Given request
From the listing below, extract each line containing the string "document".

Recorded information

%%

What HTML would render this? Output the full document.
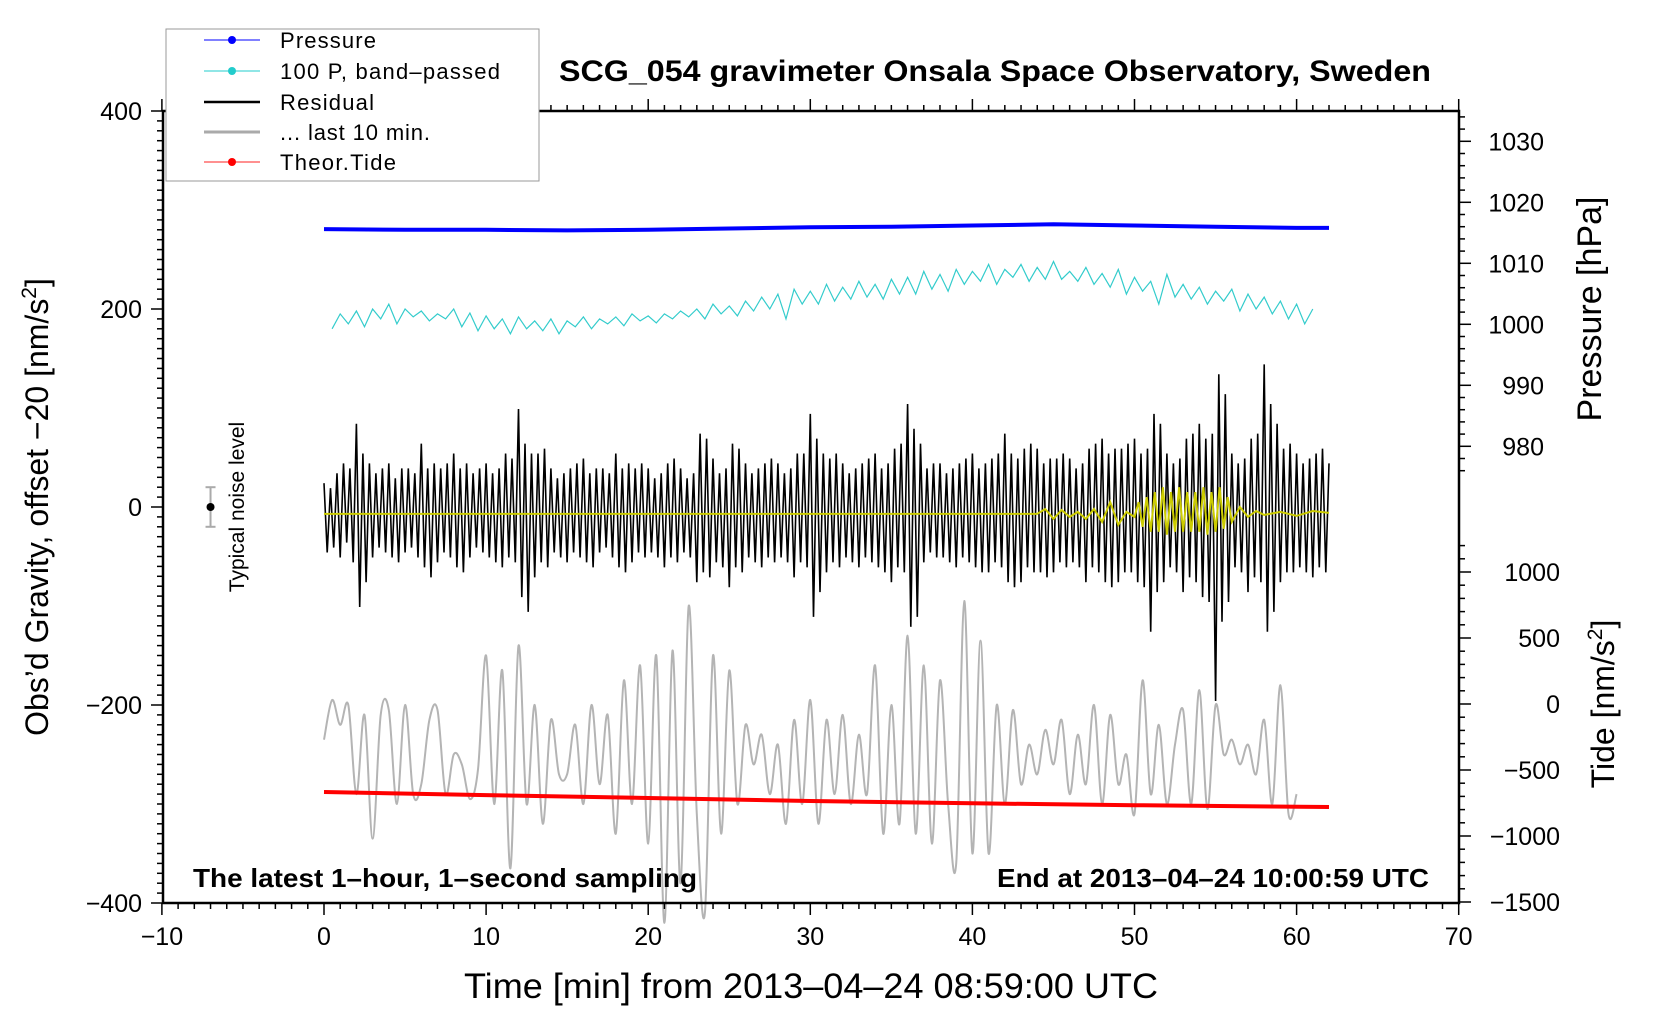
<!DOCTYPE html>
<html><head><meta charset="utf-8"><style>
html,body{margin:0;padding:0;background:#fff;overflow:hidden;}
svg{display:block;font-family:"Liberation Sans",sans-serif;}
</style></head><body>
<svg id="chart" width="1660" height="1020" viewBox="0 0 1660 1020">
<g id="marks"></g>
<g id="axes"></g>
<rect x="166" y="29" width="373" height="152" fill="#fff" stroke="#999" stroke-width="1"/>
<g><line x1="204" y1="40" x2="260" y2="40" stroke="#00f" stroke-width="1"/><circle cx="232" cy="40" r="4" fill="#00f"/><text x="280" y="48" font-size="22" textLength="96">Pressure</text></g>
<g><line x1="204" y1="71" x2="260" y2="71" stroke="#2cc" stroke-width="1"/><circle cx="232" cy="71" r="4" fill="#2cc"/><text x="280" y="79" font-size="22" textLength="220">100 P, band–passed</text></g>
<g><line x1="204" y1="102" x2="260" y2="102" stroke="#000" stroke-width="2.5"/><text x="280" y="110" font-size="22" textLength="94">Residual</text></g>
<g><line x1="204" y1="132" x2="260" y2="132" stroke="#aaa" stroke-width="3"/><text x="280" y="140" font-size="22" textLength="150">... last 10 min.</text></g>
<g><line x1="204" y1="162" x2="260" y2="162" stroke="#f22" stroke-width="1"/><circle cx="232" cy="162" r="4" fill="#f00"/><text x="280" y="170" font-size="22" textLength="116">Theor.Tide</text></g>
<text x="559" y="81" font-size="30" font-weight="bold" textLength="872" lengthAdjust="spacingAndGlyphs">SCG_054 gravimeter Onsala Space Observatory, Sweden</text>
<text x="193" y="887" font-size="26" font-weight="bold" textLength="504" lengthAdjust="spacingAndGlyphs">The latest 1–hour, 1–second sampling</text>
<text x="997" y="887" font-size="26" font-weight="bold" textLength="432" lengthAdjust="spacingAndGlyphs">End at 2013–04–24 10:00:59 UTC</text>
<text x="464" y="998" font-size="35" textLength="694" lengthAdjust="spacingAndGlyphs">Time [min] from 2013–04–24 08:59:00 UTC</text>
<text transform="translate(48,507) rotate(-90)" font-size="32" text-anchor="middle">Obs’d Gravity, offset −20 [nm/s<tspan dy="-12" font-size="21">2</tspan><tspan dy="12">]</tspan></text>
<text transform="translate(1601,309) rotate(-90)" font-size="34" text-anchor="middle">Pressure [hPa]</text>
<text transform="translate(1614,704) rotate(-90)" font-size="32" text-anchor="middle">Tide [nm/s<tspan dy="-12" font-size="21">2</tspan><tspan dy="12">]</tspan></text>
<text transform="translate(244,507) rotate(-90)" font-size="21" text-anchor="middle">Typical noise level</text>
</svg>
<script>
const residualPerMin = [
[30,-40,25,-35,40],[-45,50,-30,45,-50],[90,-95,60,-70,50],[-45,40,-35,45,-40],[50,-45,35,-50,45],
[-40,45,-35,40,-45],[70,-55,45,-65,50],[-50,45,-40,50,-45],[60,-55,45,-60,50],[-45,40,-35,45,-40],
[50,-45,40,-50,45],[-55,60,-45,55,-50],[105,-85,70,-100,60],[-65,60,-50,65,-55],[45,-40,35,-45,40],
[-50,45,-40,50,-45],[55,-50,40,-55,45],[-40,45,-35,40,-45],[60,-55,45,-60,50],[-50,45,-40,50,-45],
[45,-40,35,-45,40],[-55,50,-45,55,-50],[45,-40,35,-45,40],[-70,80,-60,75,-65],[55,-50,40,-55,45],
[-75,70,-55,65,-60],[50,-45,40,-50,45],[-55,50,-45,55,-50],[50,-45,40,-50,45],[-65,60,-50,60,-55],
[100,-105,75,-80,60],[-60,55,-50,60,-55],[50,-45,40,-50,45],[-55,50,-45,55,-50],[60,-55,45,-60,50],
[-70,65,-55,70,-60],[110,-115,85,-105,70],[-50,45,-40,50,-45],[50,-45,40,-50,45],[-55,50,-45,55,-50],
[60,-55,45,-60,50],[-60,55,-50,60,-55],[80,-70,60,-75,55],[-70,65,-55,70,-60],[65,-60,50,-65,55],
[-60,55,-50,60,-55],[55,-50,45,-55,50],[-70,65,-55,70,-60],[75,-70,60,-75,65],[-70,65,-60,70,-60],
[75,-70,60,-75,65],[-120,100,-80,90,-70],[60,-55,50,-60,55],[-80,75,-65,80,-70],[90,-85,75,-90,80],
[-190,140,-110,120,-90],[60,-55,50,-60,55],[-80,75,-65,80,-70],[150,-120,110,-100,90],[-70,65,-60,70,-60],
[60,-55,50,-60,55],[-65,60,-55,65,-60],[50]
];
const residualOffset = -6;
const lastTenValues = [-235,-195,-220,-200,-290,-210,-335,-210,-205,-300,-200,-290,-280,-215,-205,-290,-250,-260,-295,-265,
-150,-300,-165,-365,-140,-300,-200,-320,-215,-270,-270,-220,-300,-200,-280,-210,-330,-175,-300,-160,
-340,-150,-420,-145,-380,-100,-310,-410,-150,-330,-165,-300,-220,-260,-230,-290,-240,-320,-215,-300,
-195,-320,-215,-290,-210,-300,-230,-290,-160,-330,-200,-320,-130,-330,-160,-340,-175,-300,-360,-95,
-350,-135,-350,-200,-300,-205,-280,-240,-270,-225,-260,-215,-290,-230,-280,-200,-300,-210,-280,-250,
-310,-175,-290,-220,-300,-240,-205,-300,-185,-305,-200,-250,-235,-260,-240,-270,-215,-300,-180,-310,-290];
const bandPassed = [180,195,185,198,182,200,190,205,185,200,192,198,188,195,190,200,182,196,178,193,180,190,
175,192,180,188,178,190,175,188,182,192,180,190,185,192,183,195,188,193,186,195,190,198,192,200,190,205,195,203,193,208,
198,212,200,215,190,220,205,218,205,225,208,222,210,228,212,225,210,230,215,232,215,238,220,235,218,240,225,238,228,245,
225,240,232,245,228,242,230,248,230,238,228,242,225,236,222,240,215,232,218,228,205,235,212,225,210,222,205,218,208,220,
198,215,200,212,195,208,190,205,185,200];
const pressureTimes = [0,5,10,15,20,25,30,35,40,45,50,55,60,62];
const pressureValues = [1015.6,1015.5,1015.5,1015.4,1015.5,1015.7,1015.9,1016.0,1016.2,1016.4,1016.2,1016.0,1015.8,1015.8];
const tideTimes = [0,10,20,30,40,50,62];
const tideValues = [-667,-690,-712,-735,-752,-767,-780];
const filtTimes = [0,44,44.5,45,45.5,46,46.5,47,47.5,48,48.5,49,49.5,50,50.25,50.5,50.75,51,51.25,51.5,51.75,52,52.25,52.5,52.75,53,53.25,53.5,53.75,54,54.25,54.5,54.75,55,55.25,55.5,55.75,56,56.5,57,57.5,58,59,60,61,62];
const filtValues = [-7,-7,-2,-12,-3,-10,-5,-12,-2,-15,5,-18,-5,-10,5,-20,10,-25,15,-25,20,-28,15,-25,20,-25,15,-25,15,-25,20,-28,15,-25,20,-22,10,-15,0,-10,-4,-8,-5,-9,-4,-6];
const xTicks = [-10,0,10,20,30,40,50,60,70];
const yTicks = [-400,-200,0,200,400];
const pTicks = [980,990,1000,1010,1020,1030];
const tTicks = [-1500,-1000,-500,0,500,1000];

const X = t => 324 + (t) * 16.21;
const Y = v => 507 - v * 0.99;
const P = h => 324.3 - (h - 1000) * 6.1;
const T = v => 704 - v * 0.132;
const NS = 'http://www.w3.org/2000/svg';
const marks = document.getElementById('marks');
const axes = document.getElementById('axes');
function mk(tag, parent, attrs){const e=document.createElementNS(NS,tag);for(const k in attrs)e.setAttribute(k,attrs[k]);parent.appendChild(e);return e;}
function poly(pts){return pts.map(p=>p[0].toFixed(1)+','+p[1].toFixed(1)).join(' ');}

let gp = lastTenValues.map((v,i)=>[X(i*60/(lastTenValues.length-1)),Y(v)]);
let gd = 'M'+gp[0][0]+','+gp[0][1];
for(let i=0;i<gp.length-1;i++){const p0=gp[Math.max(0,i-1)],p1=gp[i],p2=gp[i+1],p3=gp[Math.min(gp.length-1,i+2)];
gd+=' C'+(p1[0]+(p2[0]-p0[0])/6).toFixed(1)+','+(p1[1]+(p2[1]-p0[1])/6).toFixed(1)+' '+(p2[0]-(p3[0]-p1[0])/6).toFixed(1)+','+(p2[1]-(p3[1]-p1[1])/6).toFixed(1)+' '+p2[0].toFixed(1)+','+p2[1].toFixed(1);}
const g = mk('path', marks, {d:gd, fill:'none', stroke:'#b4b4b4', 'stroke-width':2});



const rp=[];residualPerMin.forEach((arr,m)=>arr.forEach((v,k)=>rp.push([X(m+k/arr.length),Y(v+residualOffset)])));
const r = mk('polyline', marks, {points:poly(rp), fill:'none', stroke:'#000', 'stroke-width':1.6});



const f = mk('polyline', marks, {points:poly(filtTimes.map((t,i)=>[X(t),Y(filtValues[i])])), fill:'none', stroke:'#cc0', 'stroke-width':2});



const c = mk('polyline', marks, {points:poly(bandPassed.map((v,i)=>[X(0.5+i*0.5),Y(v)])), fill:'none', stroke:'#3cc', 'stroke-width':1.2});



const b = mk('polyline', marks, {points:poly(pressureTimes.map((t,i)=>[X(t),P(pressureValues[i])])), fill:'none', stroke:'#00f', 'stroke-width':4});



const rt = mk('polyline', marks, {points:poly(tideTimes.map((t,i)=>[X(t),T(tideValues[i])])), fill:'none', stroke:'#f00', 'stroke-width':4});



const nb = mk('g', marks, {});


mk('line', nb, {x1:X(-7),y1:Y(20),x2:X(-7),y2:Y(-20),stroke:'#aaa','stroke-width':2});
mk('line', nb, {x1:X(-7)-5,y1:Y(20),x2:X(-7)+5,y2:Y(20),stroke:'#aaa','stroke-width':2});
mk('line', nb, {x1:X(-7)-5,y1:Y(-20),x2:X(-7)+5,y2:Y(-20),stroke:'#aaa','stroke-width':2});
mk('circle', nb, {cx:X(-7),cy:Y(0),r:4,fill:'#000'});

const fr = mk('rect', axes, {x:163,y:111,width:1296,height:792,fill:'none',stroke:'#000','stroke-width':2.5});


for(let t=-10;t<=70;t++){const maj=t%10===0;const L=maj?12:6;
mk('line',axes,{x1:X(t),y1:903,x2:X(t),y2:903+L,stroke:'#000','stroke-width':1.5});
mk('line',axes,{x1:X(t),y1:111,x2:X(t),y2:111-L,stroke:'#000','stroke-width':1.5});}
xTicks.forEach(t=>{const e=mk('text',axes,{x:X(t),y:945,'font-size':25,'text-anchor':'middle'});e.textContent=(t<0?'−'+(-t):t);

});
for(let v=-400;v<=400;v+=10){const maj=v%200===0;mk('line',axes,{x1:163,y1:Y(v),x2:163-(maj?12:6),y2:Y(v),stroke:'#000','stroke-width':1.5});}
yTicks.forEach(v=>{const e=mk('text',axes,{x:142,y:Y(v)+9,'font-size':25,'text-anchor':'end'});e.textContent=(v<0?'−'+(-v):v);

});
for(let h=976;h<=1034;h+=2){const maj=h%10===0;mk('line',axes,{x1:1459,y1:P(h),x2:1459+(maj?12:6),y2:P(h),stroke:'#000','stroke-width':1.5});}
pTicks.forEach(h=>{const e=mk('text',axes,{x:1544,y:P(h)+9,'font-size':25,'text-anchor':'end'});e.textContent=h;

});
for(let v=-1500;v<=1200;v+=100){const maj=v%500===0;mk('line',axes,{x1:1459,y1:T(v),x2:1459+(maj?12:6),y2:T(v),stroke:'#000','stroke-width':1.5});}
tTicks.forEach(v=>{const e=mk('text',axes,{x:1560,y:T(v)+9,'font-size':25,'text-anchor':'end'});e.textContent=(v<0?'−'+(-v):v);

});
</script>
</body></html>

%%

Written solution
What HTML would render this? Output the full document.
const marks = document.getElementById('marks');
const axes = document.getElementById('axes');
function mk(tag, parent, attrs){const e=document.createElementNS(NS,tag);for(const k in attrs)e.setAttribute(k,attrs[k]);parent.appendChild(e);return e;}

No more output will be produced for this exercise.